Security and intelligence agencies, however, said they have found no reason yet to doubt the content of the letter – retrieved from Bangladeshi nationals – as waves of indigenous peoples have fled persecution or adverse situations in Bangladesh beginning with the Chakmas in the 1960s. The last group to take refuge in Mizoram after fleeing violence in the CHT was the Kuki-Chin people in November 2022.

The Khumi and Kuki-Chin people are members of the Zo ethnic group, to which the dominant Mizos of Mizoram belong.

“The letter is being seen in the context of the movement of foreigners in Mizoram and meetings held in (State capital) Aizawl and other parts of the State by Myanmar-based insurgent or resistance groups. These meetings were facilitated by some civil society organisations,” an officer of a security agency said, requesting anonymity.

According to a list of such events maintained by the agency, foreigners visited Myanmarese refugee camps in Mizoram frequently and also tried to cross over to Myanmar in April.

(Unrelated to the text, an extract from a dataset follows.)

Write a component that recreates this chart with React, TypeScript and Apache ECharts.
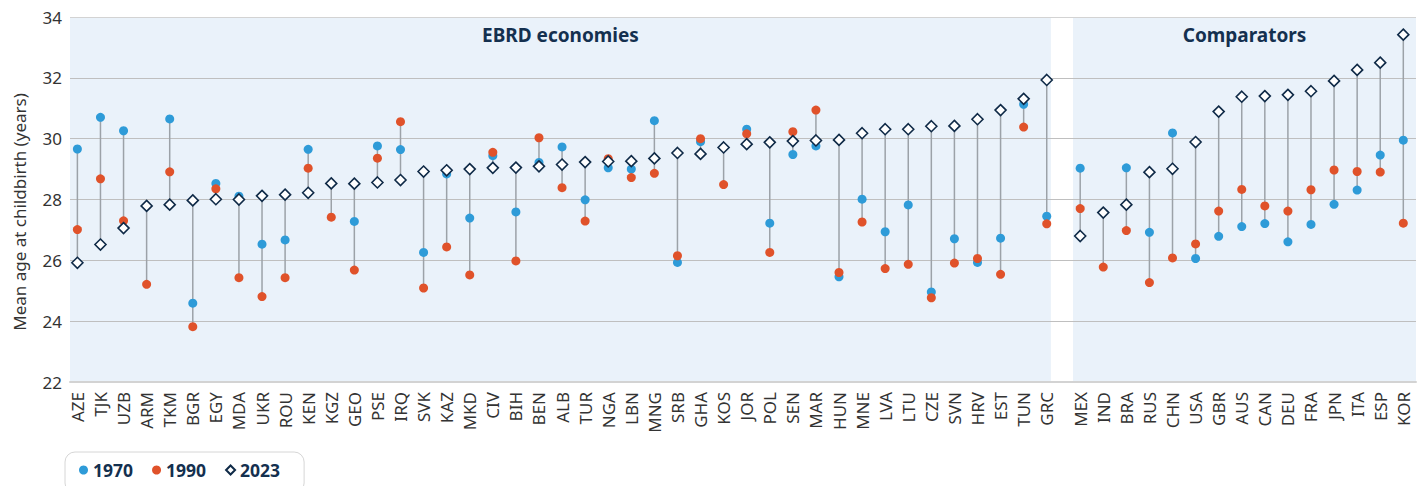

On April 27, members of Myanmar’s Chin National Front (CNF), the political wing of the armed China National Army fighting the military junta, held meetings in Aizawl and Farkawn in the Champhai district.

Aizawl hosted a meeting of the “MLAs of the National Unity Government (Myanmar’s government in exile) and Chin State” on July 20 and a meeting of the CNF and Chin National Defence Force for the “finalisation of constitution” on August 7. The list also mentions a July 27 “mediation meeting” facilitated by an advisor to the Mizoram government between the Zo Reunification Organisation (ZORO) and the CNF.

The ZORO is a Mizo group that seeks the reunification of all Chin-Kuki-Mizo-Zomi tribes of India, Bangladesh, and Myanmar by bringing them under one administrative umbrella.

Among the other such meetings noted was one of the members of the United League of Arakan, the political wing of Myanmar’s Arakan Army in southern Mizoram’s Lawngtlai on July 19. The focus of the meeting was on the movement of goods to Myanmar, the officer said.

“Frequent charity events are organised in Mizoram for the benefit of the internally displaced people (from Manipur, mostly) and refugees from the adjoining countries. The possibility of the collected funds being used to help the resistance groups beyond the State’s borders cannot be ruled out, and this poses a security risk for the country,” he said.